HAMMOND, SAMUEL, D.D. (d. 1665), nonconformist divine, is said to have been a ‘butcher's son of York.’ When at King's College, Cambridge, he was servitor to Dr. Samuel Collins (1576–1651) [q. v.], professor of divinity at Cambridge, and by the Earl of Manchester's interest obtained a fellowship in Magdalene College. He created a great impression in the university by his preaching in St. Giles's Church, and obtained many pupils and followers. Sir Arthur Hesilrigge [q. v.] took him into the north of England as his chaplain, and he settled for some time as minister in Bishop Wearmouth, but removed thence to Newcastle.

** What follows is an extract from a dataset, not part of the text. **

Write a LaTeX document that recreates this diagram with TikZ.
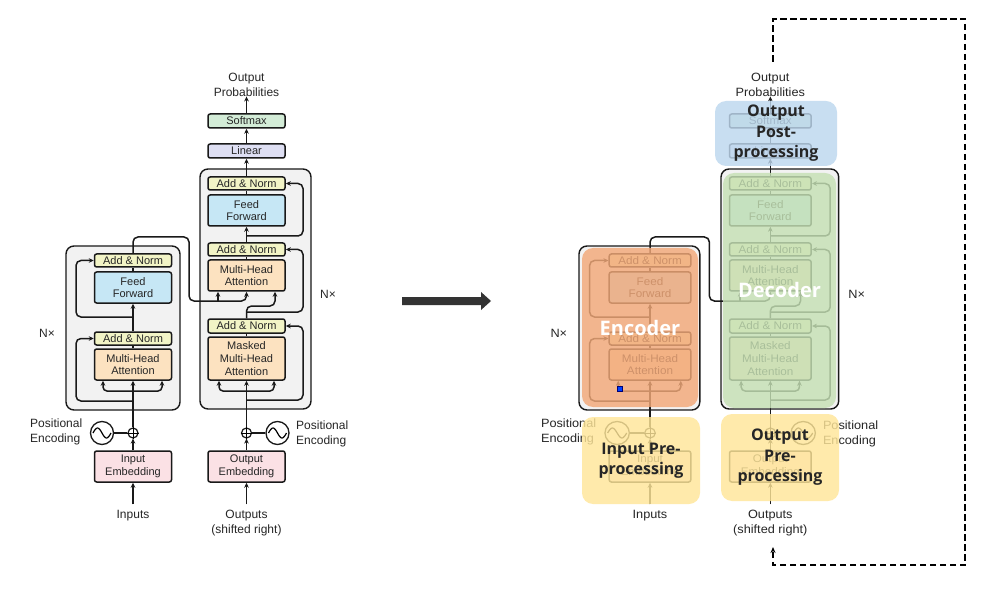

An order of the common council, dated 5 Nov. 1652, appointed him as preacher at St. Nicholas Church, Newcastle, on Sunday and lecturer on Thursday, at a salary of 100l. At the Restoration he was ejected from his charge at Newcastle, and retired to Hamburg as minister to the society of merchants there. Lord-chancellor Hyde objected to renew the charter of the society of merchants, which was nearly expired, if they retained Hammond, and he was compelled to leave. He went first to Stockholm, where a merchant named Cutler befriended him, and then to Danzig, and finally to London, taking up his abode in Hackney. He died on 10 Dec. 1665.

While at Newcastle Hammond was concerned in the examination and exposure of an impostor named Thomas Ramsay. This man's frauds were exposed in a tract entitled ‘A False Jew: or a Wonderful Discovery of a Scot, baptized at London for a Christian, circumcised at Rome to act a Jew, rebaptized at Hexham for a Believer, but found out at Newcastle to be a Cheat,’ &c., Newcastle, 1653, 4to. The dedicatory epistles are signed by Tho. Weld, Sam. Hammond, Cuth. Sidenham, and Wil. Durant. The tract contains a second title-page and pagination, which is the ‘Declaration and Confession’ published by the impostor under the name of Joseph ben Israel. The minister of Hexham, T. Tillam, supposed himself unfairly treated in this pamphlet, and replied to it by ‘Banners of Love displayed …; or an Answer to a Narrative stuffed with Untruths, by four Newcastle Gentlemen,’ London, 1654, 4to. Hammond also helped to write a tract attacking the quakers, entitled ‘The Perfect Pharise, under Monkish Holines, opposing the Fundamental Principles of the Doctrine of the Gospel, … manifesting himself in the Generation of men called Quakers,’ &c., London, 1654, 4to. Hammond's name comes third among five Newcastle ministers who sign this tract. An introductory epistle ‘to the Reader’ by Hammond appears in a book called ‘God's Judgements upon Drunkards, Swearers, and Sabbath-Breakers,’ &c., London, 1659, 8vo. Calamy mentions with praise a letter from Stockholm as having ‘something of the spirit and style of the martyrs,’ but it was apparently never printed.

[Palmer's Nonconformists' Memorial, iii. 76; E. Mackenzie's Newcastle, i. 282; J. Brand's Newcastle, i. 307; Brit. Mus. Cat.]